/ 24 February 2012

Victory for smaller companies

Victory For Smaller Companies

An interim settlement agreement between disputing employers in the Metal and Engineering Industries’ Bargaining Council has resulted in increased representation for smaller businesses in the council.

The council is South Africa’s largest bargaining body and the agreement may prompt changes in its counterparts in other industries. An estimated one-third of the South African manufacturing industry is ruled by bargaining councils.

The settlement follows a dispute between the National Employers’ Association of South Africa and the bargaining council over the latter’s constitutionality. It gives the association a slight majority of the seats reserved for employers on the regional councils and 50% of those in the top management committee of the bargaining council.

This is despite the fact that another employers’ body, the Steel and Engineering Industries’ Federation of South Africa, employ the majority of employees in the industry.

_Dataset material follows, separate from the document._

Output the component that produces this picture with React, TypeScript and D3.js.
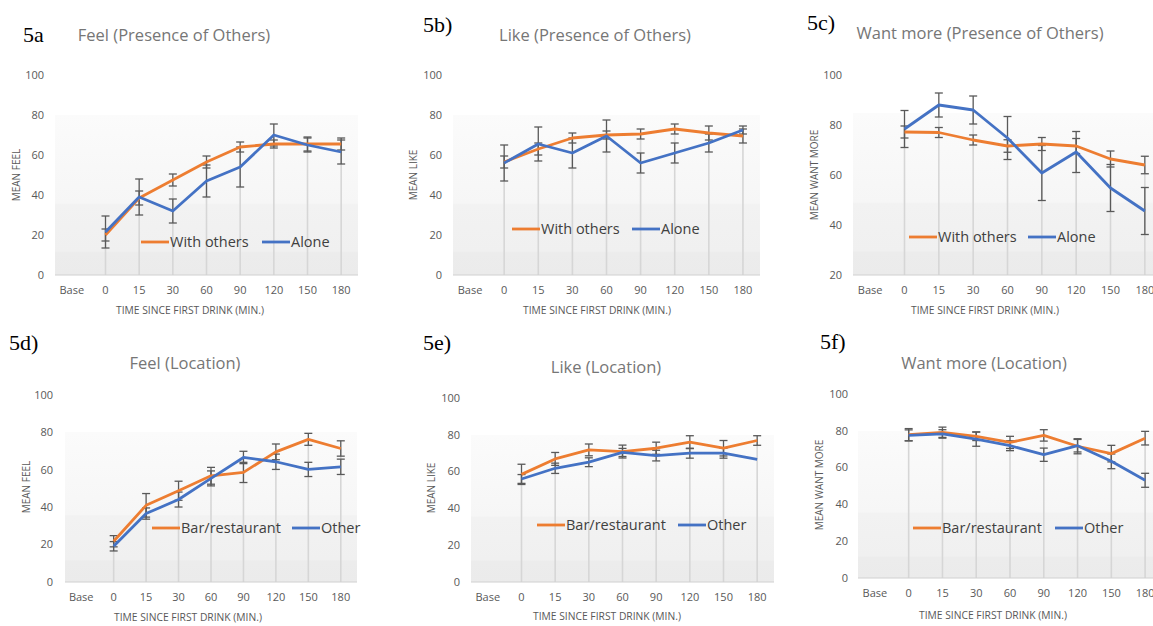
import React from 'react';
import * as d3 from 'd3';

// x categories (Base has no data)
const categories = ['Base', '0', '15', '30', '60', '90', '120', '150', '180'];
const timePoints = categories.slice(1);
const xTitle = 'TIME SINCE FIRST DRINK (MIN.)';

// 5a feel, presence of others
const feelWithOthers = [20, 38.5, 47.5, 56.5, 64, 65.5, 65.5, 65.5];
const feelWithOthersErr = [3, 3.5, 3, 3, 2.5, 2, 3.5, 3];
const feelAlone = [21.5, 39, 32, 47, 54, 70, 65, 61.5];
const feelAloneErr = [8, 9, 6, 8, 10, 5.5, 3.5, 6];

// 5b like, presence of others
const likeWithOthers = [56.5, 63, 68.5, 70, 70.5, 73, 71, 69.5];
const likeWithOthersErr = [3, 3, 2.5, 2, 2.5, 2.5, 3.5, 3.5];
const likeAlone = [56, 65.5, 61, 69.5, 56, 61, 66, 72.5];
const likeAloneErr = [9, 8.5, 7.5, 8, 5, 5, 4.5, 2];

// 5c want more, presence of others
const wantWithOthers = [77.2, 77, 74, 71.6, 72.4, 71.6, 66.4, 64];
const wantWithOthersErr = [2.4, 2, 2, 2.5, 2.6, 3, 3.2, 3.5];
const wantAlone = [78.4, 88, 86, 74.8, 60.8, 69.2, 54.8, 45.6];
const wantAloneErr = [7.4, 4.8, 5.6, 8.6, 11, 8.2, 9.4, 9.4];

// 5d feel, location
const feelBar = [21.8, 41, 48.8, 56.8, 58.6, 69.6, 76.3, 71.4];
const feelBarErr = [3, 6.3, 5.1, 4.5, 5.4, 4.2, 3.2, 4.1];
const feelOther = [19.1, 36.6, 44.1, 55.4, 66.6, 64.3, 60.2, 61.6];
const feelOtherErr = [2.5, 3, 4, 4, 3.3, 4.1, 3.8, 4.1];

// 5e like, location
const likeBar = [58.5, 66.9, 71.8, 70.9, 72.7, 76, 72.7, 76.9];
const likeBarErr = [5.5, 3.5, 3.2, 3.5, 3.3, 3.5, 4.2, 2.6];
const likeOther = [56, 61.8, 65.1, 70.4, 68.7, 70, 70, 66.7];
const likeOtherErr = [2.4, 2.8, 2.4, 2.2, 2.9, 2.7, 2.7, 0];

// 5f want more, location
const wantBar = [77.9, 79.2, 77, 73.7, 77.5, 71.6, 67.6, 76];
const wantBarErr = [3.3, 2.8, 2.3, 3.3, 3.1, 4.1, 4.5, 3.7];
const wantOther = [77.5, 78.3, 75.5, 71.9, 67, 71.9, 63.4, 53.1];
const wantOtherErr = [3, 2.3, 3.9, 2.7, 3.6, 3.4, 4, 3.8];

const othersNames = ['With others', 'Alone'];
const locationNames = ['Bar/restaurant', 'Other'];

const ORANGE = '#ED7D31';
const BLUE = '#4472C4';
const FONT = '"Open Sans", "Noto Sans", sans-serif';

const panels = [
  {
    id: 'a', tag: '5a', tagX: 23, tagY: 42, title: 'Feel (Presence of Others)', titleX: 174, titleY: 41,
    x0: 55, x1: 358, yTop: 75, yBot: 275, bgTop: 115, domain: [0, 100], tickX: 44,
    yTitle: 'MEAN FEEL', yTitleX: 16, yTitleY: 175, xTitleX: 190, xTitleY: 314,
    legY: 242, leg1: 141, leg2: 262, names: othersNames,
    a: feelWithOthers, aErr: feelWithOthersErr, b: feelAlone, bErr: feelAloneErr,
  },
  {
    id: 'b', tag: '5b)', tagX: 423, tagY: 32, title: 'Like (Presence of Others)', titleX: 595, titleY: 41,
    x0: 453, x1: 760, yTop: 75, yBot: 275, bgTop: 115, domain: [0, 100], tickX: 442,
    yTitle: 'MEAN LIKE', yTitleX: 413, yTitleY: 175, xTitleX: 597, xTitleY: 314,
    legY: 229, leg1: 512, leg2: 632, names: othersNames,
    a: likeWithOthers, aErr: likeWithOthersErr, b: likeAlone, bErr: likeAloneErr,
  },
  {
    id: 'c', tag: '5c)', tagX: 807, tagY: 30, title: 'Want more (Presence of Others)', titleX: 980, titleY: 39,
    x0: 853, x1: 1162, yTop: 75, yBot: 275, bgTop: 113, domain: [20, 100], tickX: 842,
    yTitle: 'MEAN WANT MORE', yTitleX: 814, yTitleY: 175, xTitleX: 985, xTitleY: 314,
    legY: 237, leg1: 909, leg2: 1028, names: othersNames,
    a: wantWithOthers, aErr: wantWithOthersErr, b: wantAlone, bErr: wantAloneErr,
  },
  {
    id: 'd', tag: '5d)', tagX: 9, tagY: 350, title: 'Feel (Location)', titleX: 185, titleY: 369,
    x0: 65, x1: 357, yTop: 395, yBot: 582, bgTop: 432, domain: [0, 100], tickX: 53,
    yTitle: 'MEAN FEEL', yTitleX: 26, yTitleY: 487, xTitleX: 188, xTitleY: 621,
    legY: 528, leg1: 152, leg2: 292, names: locationNames,
    a: feelBar, aErr: feelBarErr, b: feelOther, bErr: feelOtherErr,
  },
  {
    id: 'e', tag: '5e)', tagX: 423, tagY: 350, title: 'Like (Location)', titleX: 606, titleY: 373,
    x0: 471, x1: 774, yTop: 398, yBot: 582, bgTop: 435, domain: [0, 100], tickX: 460,
    yTitle: 'MEAN LIKE', yTitleX: 431, yTitleY: 488, xTitleX: 607, xTitleY: 620,
    legY: 525, leg1: 537, leg2: 678, names: locationNames,
    a: likeBar, aErr: likeBarErr, b: likeOther, bErr: likeOtherErr,
  },
  {
    id: 'f', tag: '5f)', tagX: 820, tagY: 349, title: 'Want more (Location)', titleX: 984, titleY: 369,
    x0: 858, x1: 1162, yTop: 394, yBot: 578, bgTop: 431, domain: [0, 100], tickX: 848,
    yTitle: 'MEAN WANT MORE', yTitleX: 819, yTitleY: 485, xTitleX: 993, xTitleY: 619,
    legY: 528, leg1: 913, leg2: 1055, names: locationNames,
    a: wantBar, aErr: wantBarErr, b: wantOther, bErr: wantOtherErr,
  },
];

function ErrorBars({ vals, errs, x, y }) {
  return (
    <g stroke="#595959" strokeWidth={1.3}>
      {vals.map((v, i) => {
        const e = errs[i];
        if (!e) return null;
        const cx = x(timePoints[i]) + x.bandwidth() / 2;
        return (
          <g key={i}>
            <line x1={cx} x2={cx} y1={y(v - e)} y2={y(v + e)} />
            <line x1={cx - 4} x2={cx + 4} y1={y(v - e)} y2={y(v - e)} />
            <line x1={cx - 4} x2={cx + 4} y1={y(v + e)} y2={y(v + e)} />
          </g>
        );
      })}
    </g>
  );
}

function Panel({ p }) {
  const x = d3.scaleBand().domain(categories).range([p.x0, p.x1]).padding(0);
  const y = d3.scaleLinear().domain(p.domain).range([p.yBot, p.yTop]);
  const cx = (c) => x(c) + x.bandwidth() / 2;
  const line = d3.line().x((_, i) => cx(timePoints[i])).y((d) => y(d));
  const seriesTop = p.a.map((v, i) => Math.max(v, p.b[i]));

  return (
    <g>
      <rect x={p.x0} y={p.bgTop} width={p.x1 - p.x0} height={p.yBot - p.bgTop} fill="url(#bg)" />
      {/* drop lines */}
      <g stroke="#d6d6d6" strokeWidth={1.6}>
        {seriesTop.map((v, i) => (
          <line key={i} x1={cx(timePoints[i])} x2={cx(timePoints[i])} y1={y(v)} y2={p.yBot} />
        ))}
      </g>
      <line x1={p.x0} x2={p.x1} y1={p.yBot} y2={p.yBot} stroke="#d0d0d0" strokeWidth={1} />
      {/* y ticks */}
      <g fontFamily={FONT} fontSize={11} fill="#595959" textAnchor="end">
        {y.ticks(5).map((t) => (
          <text key={t} x={p.tickX} y={y(t)} dy="0.35em">{t}</text>
        ))}
      </g>
      {/* x ticks */}
      <g fontFamily={FONT} fontSize={11} fill="#595959" textAnchor="middle">
        {categories.map((c) => (
          <text key={c} x={cx(c)} y={p.yBot + 15} dy="0.35em">{c}</text>
        ))}
      </g>
      <text x={p.xTitleX} y={p.xTitleY} textAnchor="middle" fontFamily={FONT} fontSize={10.3} fill="#595959">
        {xTitle}
      </text>
      <text transform={`translate(${p.yTitleX},${p.yTitleY}) rotate(-90)`} textAnchor="middle"
        dy="0.35em" fontFamily={FONT} fontSize={10} fill="#595959">
        {p.yTitle}
      </text>
      <text x={p.tagX} y={p.tagY} fontFamily='"Liberation Serif", "Times New Roman", serif' fontSize={22} fill="#000">
        {p.tag}
      </text>
      <text x={p.titleX} y={p.titleY} textAnchor="middle" fontFamily={FONT} fontSize={16.5} fill="#767676">
        {p.title}
      </text>

      <ErrorBars vals={p.a} errs={p.aErr} x={x} y={y} />
      <ErrorBars vals={p.b} errs={p.bErr} x={x} y={y} />
      <path d={line(p.a)} fill="none" stroke={ORANGE} strokeWidth={2.8} strokeLinejoin="round" />
      <path d={line(p.b)} fill="none" stroke={BLUE} strokeWidth={2.8} strokeLinejoin="round" />

      {/* legend */}
      <g fontFamily={FONT} fontSize={14.5} fill="#404040">
        <line x1={p.leg1} x2={p.leg1 + 28} y1={p.legY} y2={p.legY} stroke={ORANGE} strokeWidth={2.8} />
        <text x={p.leg1 + 29} y={p.legY} dy="0.35em">{p.names[0]}</text>
        <line x1={p.leg2} x2={p.leg2 + 28} y1={p.legY} y2={p.legY} stroke={BLUE} strokeWidth={2.8} />
        <text x={p.leg2 + 29} y={p.legY} dy="0.35em">{p.names[1]}</text>
      </g>
    </g>
  );
}

export default function App() {
  return (
    <svg width={1153} height={626} style={{ position: 'absolute', left: 0, top: 0, background: '#fff' }}>
      <defs>
        <linearGradient id="bg" x1="0" y1="0" x2="0" y2="1">
          <stop offset="0%" stopColor="#fbfbfb" />
          <stop offset="55%" stopColor="#f6f6f6" />
          <stop offset="56%" stopColor="#f2f2f2" />
          <stop offset="85%" stopColor="#f0f0f0" />
          <stop offset="86%" stopColor="#ececec" />
          <stop offset="100%" stopColor="#ebebeb" />
        </linearGradient>
      </defs>
      {panels.map((p) => (
        <Panel key={p.id} p={p} />
      ))}
    </svg>
  );
}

This federation previously dominated the bargaining council.

According to the bargaining council’s constitution, the allocation of employers’ seats goes by the number of employers rather than the number of employees. In the bargaining council system, employers and trade unions are required to be represented on an equal basis on all committees and councils.

Bargaining council’s bad practices to be rectified
Gerhard Papenfus, chief executive of the employers’ association, said he believed the settlement, which followed intense negotiations between the association and the steel and engineering federation in February, would start a process to rectify the bad practices that developed in the bargaining council over many years, which resulted in it being dominated by big companies and the unions.

Papenfus believed the change would give smaller companies “their rightful say” in the bargaining council. He said other bargaining councils in South Africa were in a similar position, with big businesses and large trade unions dominating their affairs.

Both the bargaining council’s constitution and the Labour Relations Act require representation of small and medium enterprises in bargaining councils, but neither gives practical detail about how this representation should be achieved.

Following the settlement, Papenfus said “the fight between employers is over” and the division of seats would recede as an issue because they would try to speak with one voice. He said this was “essential if much-required changes in this industry are to be brought about”.

The federation’s operations director, Lucio Trentini, said the settlement was an interim one to allow the bargaining council to be properly constituted and that a different seat allocation formula might be reached.

Papenfus said the provision in the settlement that the employer organisations must be represented directly and not collectively by employers’ federations was as important as the allocation of seats between employer organisations. He said this would improve the quality and quantity of the representation of employers on the bargaining council.

Dispute led to major Labour Court case
The dispute between the employers’ association and other parties in the bargaining council resulted in a major Labour Court case last year in which the association brought an urgent application for the reversal of the industry wage agreement reached in the bargaining council. The agreement followed a two-week strike in the industry in July. It was later extended by the minister of labour to nonparties to the agreement. Extension to nonparties is a controversial feature of the bargaining council system.

The agreement was for an average 8.5% wage increase last year: 10% for the lowest-grade workers and 7.5% each year for two years thereafter.

Papenfus believes that if the bargaining council had been structured so that there had been a stronger voice for small employers, they would have held out longer against the unions and achieved a different settlement. He said “compulsory higher wages” were a big barrier to job creation.

The association is still pursuing an application in the Labour Court or the Labour Appeal Court to review the validity of the minister’s extension of the agreement to nonparties.

A mid-year court date is likely.

Union federation Cosatu has condemned the association’s actions as an attack on “the very foundations of constitutionally entrenched labour rights of workers in this country”.